“¿Quién es modesto en una crisis de locura?”, se pregunta Emilia, la protagonista de Encuentros en la Estación Este, después de mirar decidida al frente y confesar: “Tengo decidido que a los 35 voy a estar re buena”.
Sola, en un escenario vacío, este personaje maníaco-depresivo cuenta su vida, habla de sus vínculos y de sus entradas y salidas del hospital psiquiátrico. Proyecta futuros posibles, recuerda códigos, costumbres y rutinas aprendidas. A partir de una verborragia cambiante y alterada, va gestando un mundo y creando climas distintos, que comienzan a golpear al espectador en los momentos más impensados.
Encuentros en la Estación Este, del francés Guillaume Vincent, se creó a partir del testimonio de una mujer con trastorno bipolar, entrevistada durante meses por el autor, quien después editó el material y lo transformó en una obra de teatro documental: “Ya no se trataba de esbozar el retrato de una enferma mental, sino de una mujer viviendo con una enfermedad mental”, explicó en su momento. Con la dirección de Margarita Musto y la actuación de Dahiana Méndez, esta es la primera vez que la obra se traduce al español -por Laura Pouso-, y más allá de la importancia de que se dé a conocer un complejo y magnífico texto, que mantiene los lapsus, las digresiones y la asociación de ideas que caracterizan a la oralidad del material original, lo más destacado recae, de lleno, en la interpretación de Méndez. Su manejo de las irrupciones, de ese viaje monstruoso y fascinante al que nos traslada desde su internación, incluyendo las dosis de medicación y sus episodios críticos, dominando no sólo las transformaciones del personaje, sino además el juego escénico de esa suerte de entrevista-monólogo interior, termina convirtiendo a esta pieza en el gran trabajo de su carrera (que cruza obras tan distintas como Mi muñequita, de Gabriel Calderón; Cajas chinas, de Jimena Márquez; y El tiempo y los Conway, de John B Priestley).
Pareciera que a lo largo de ese monólogo, que alterna el drama con rastros sutiles de comedia, se despliega una búsqueda constante orientada a establecer cuál es el umbral mínimo entre la ficción y la realidad, una frontera sobre la que se trabaja a partir de las sorpresas que la vida cotidiana suele generar y que, de inmediato, nos obliga a pensar en la ficción, en los estereotipos, en las definiciones establecidas, en lo inestable de la vida real. De este modo, Emilia despliega los distintos estados de la locura, de las alucinaciones y de la conciencia de su delirio, exhibiendo su fragilidad, su inocencia, su valentía, y, en definitiva, su gran soledad. Cada uno de estos aspectos es compartido, y de ellos surgen las pautas que conectan al público con la escena. “Me gustaría describir, de verdad, qué es la locura. Qué es de verdad la locura”: ese parece convertirse en el motor de su deseo, de su evocación. Y probablemente también se convierta en el impulso de su supervivencia.

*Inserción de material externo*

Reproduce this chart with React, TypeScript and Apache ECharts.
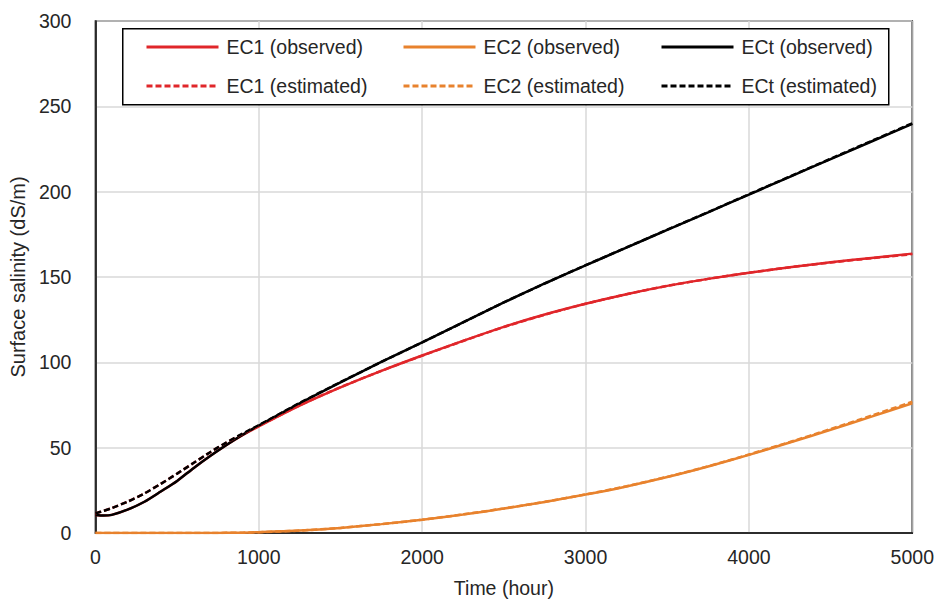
import React, { useEffect, useRef } from "react";
import * as echarts from "echarts";

const times = [0, 50, 100, 200, 300, 400, 500, 600, 700, 800, 900, 1000, 1250, 1500, 1750, 2000, 2250, 2500, 2750, 3000, 3250, 3500, 3750, 4000, 4250, 4500, 4750, 5000];

const ec1Observed = [10.5, 10.2, 10.6, 13.8, 18.3, 24.3, 30.5, 38, 45, 51.4, 57.3, 62.5, 74.6, 85.3, 95, 104, 112.6, 120.8, 128, 134.3, 139.9, 144.8, 148.9, 152.5, 155.7, 158.6, 161.2, 163.7];
const ec2Observed = [0, 0, 0, 0, 0, 0, 0, 0, 0, 0.1, 0.2, 0.5, 1.4, 3, 5.2, 7.7, 10.8, 14.3, 18.2, 22.5, 27.3, 32.8, 39, 45.8, 53, 60.5, 68.2, 76];
const ectObserved = [10.5, 10.2, 10.6, 13.8, 18.3, 24.3, 30.5, 38, 45, 51.5, 57.5, 63, 76, 88.3, 100.2, 111.7, 123.4, 135.1, 146.2, 156.8, 167.2, 177.6, 187.9, 198.3, 208.7, 219.1, 229.4, 239.7];

const ec1Estimated = [11.5, 13, 14.6, 18.5, 23.2, 28.8, 34.8, 41, 47.2, 52.9, 58, 62.7, 74.8, 85.4, 95, 103.9, 112.5, 120.7, 127.9, 134.3, 139.9, 144.8, 148.9, 152.5, 155.7, 158.5, 161, 163.4];
const ec2Estimated = [0, 0, 0, 0, 0, 0, 0, 0, 0, 0.1, 0.2, 0.5, 1.4, 3, 5.2, 7.8, 10.9, 14.4, 18.3, 22.6, 27.4, 32.9, 39.1, 46, 53.3, 60.9, 68.8, 76.9];
const ectEstimated = [11.5, 13, 14.6, 18.5, 23.2, 28.8, 34.8, 41, 47.2, 53, 58.2, 63.2, 76.2, 88.4, 100.2, 111.7, 123.4, 135.1, 146.2, 156.9, 167.3, 177.7, 188, 198.5, 208.9, 219.3, 229.7, 240.1];

const seriesNames = [
  "EC1 (observed)",
  "EC2 (observed)",
  "ECt (observed)",
  "EC1 (estimated)",
  "EC2 (estimated)",
  "ECt (estimated)",
];
const seriesColors = ["#e0262a", "#e8822d", "#000000", "#e0262a", "#e8822d", "#000000"];
const seriesValues = [ec1Observed, ec2Observed, ectObserved, ec1Estimated, ec2Estimated, ectEstimated];
const seriesDashed = [false, false, false, true, true, true];

const FONT = "'Liberation Sans', Arial, sans-serif";
const FS = 19.5;

export default function App() {
  const ref = useRef<HTMLDivElement>(null);
  useEffect(() => {
    if (!ref.current) return;
    document.body.style.margin = "0";
    const chart = echarts.init(ref.current, undefined, { renderer: "svg" });
    const legendCols = [145, 402, 660];
    const legendRows = [37, 76];
    const legends = seriesNames.map((name, i) => ({
      data: [name],
      left: legendCols[i % 3],
      top: legendRows[Math.floor(i / 3)],
      padding: 0,
      itemWidth: 72,
      itemHeight: 14,
      z: 6,
      selectedMode: false,
      itemStyle: { opacity: 0, borderWidth: 0 },
      lineStyle: { width: 3 },
      textStyle: {
        fontFamily: FONT,
        fontSize: FS,
        lineHeight: 20,
        color: "#262626",
        padding: [0, 0, 0, 3],
      },
    }));
    chart.setOption({
      animation: false,
      backgroundColor: "#ffffff",
      textStyle: { fontFamily: FONT },
      grid: {
        left: 95,
        top: 21,
        right: 22,
        bottom: 68,
        show: true,
        borderColor: "#000",
        borderWidth: 1.5,
        backgroundColor: "transparent",
      },
      legend: legends,
      graphic: [
        {
          type: "rect",
          left: 122,
          top: 28,
          z: 5,
          shape: { width: 766, height: 76 },
          style: { fill: "#fff", stroke: "#000", lineWidth: 1.5 },
        },
      ],
      xAxis: {
        type: "value",
        min: 0,
        max: 5000,
        interval: 1000,
        name: "Time (hour)",
        nameLocation: "middle",
        nameGap: 45,
        nameTextStyle: { fontFamily: FONT, fontSize: FS, color: "#262626" },
        axisLine: { show: true, lineStyle: { color: "#000", width: 1.5 } },
        axisTick: { show: false },
        axisLabel: {
          fontFamily: FONT,
          fontSize: FS,
          color: "#262626",
          margin: 14,
          formatter: (v: number) => String(v),
        },
        splitLine: { show: true, lineStyle: { color: "#d9d9d9", width: 1.5 } },
      },
      yAxis: {
        type: "value",
        min: 0,
        max: 300,
        interval: 50,
        name: "Surface salinity (dS/m)",
        nameLocation: "middle",
        nameGap: 63,
        nameTextStyle: { fontFamily: FONT, fontSize: 20, color: "#262626" },
        axisLine: { show: true, lineStyle: { color: "#000", width: 1.5 } },
        axisTick: { show: false },
        axisLabel: {
          fontFamily: FONT,
          fontSize: FS,
          color: "#262626",
          margin: 24,
          formatter: (v: number) => String(v),
        },
        splitLine: { show: true, lineStyle: { color: "#d9d9d9", width: 1.5 } },
      },
      series: seriesNames.map((name, i) => ({
        name,
        type: "line",
        data: times.map((t, j) => [t, seriesValues[i][j]]),
        smooth: 0.25,
        symbol: "none",
        showSymbol: false,
        color: seriesColors[i],
        z: seriesDashed[i] ? 3 : 2,
        lineStyle: {
          color: seriesColors[i],
          width: 2.5,
          type: seriesDashed[i] ? [6, 3] : "solid",
        },
      })),
    });
    return () => chart.dispose();
  }, []);
  return <div ref={ref} style={{ width: 937, height: 603 }} />;
}
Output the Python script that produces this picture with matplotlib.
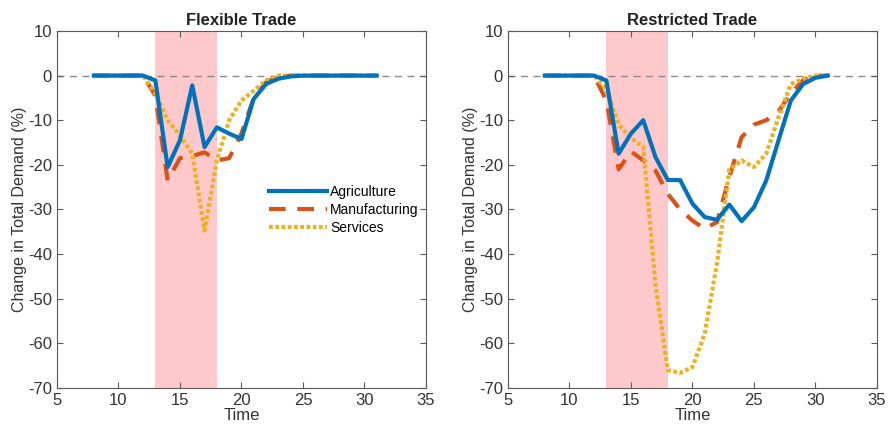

Es un acto instintivo, un fluir de la conciencia, que recuerda el papel de intervención estética que puede ejercer el teatro, iluminando causas, estados y sentidos a partir de una historia mínima. El texto, a su vez, incluye, como se dijo, en forma sutil, muchísimo humor, que aporta al drama grandes momentos de respiro, que se vuelven absolutamente necesarios frente a su reconstrucción de las distintas crisis o recaídas, alcanzando un nivel de intensidad y de crudeza que enmudece al público, lo hipnotiza. “Es horrible construirse a sí mismo identificándose siempre con alguien”, reconoce Emilia, planteando así una cuestión esencial también para los demás asistentes a esta ceremonia.
Encuentros en la Estación Este es una obra que interpela y que incomoda, a la vez que devuelve el goce del drama, cuando descubrimos una puesta furiosa, que avanza con la velocidad de una road movie delirante, luego de pasar por una clínica, por una tienda de decoración, por una estación. Ese desgarramiento y la necesidad de volver a sentirse entera, a salvo, parece explicar por qué esta mujer decide hablar, decide reconstruirse e intentar expresar su convivencia con la locura. En definitiva, su monólogo se termina convirtiendo en un espejo de ciertas contradicciones que seguimos sin resolver y, así, modifica la propia representación. Asistimos a un encuentro en el que se demuestra que es posible reír y llorar sin mirar hacia el costado, como si lo mejor fuera algo que está más allá de la escena. Una muchacha sola en todos los sentidos, sobre un escenario, se termina convirtiendo en algo así como el grado cero, la esencia del teatro.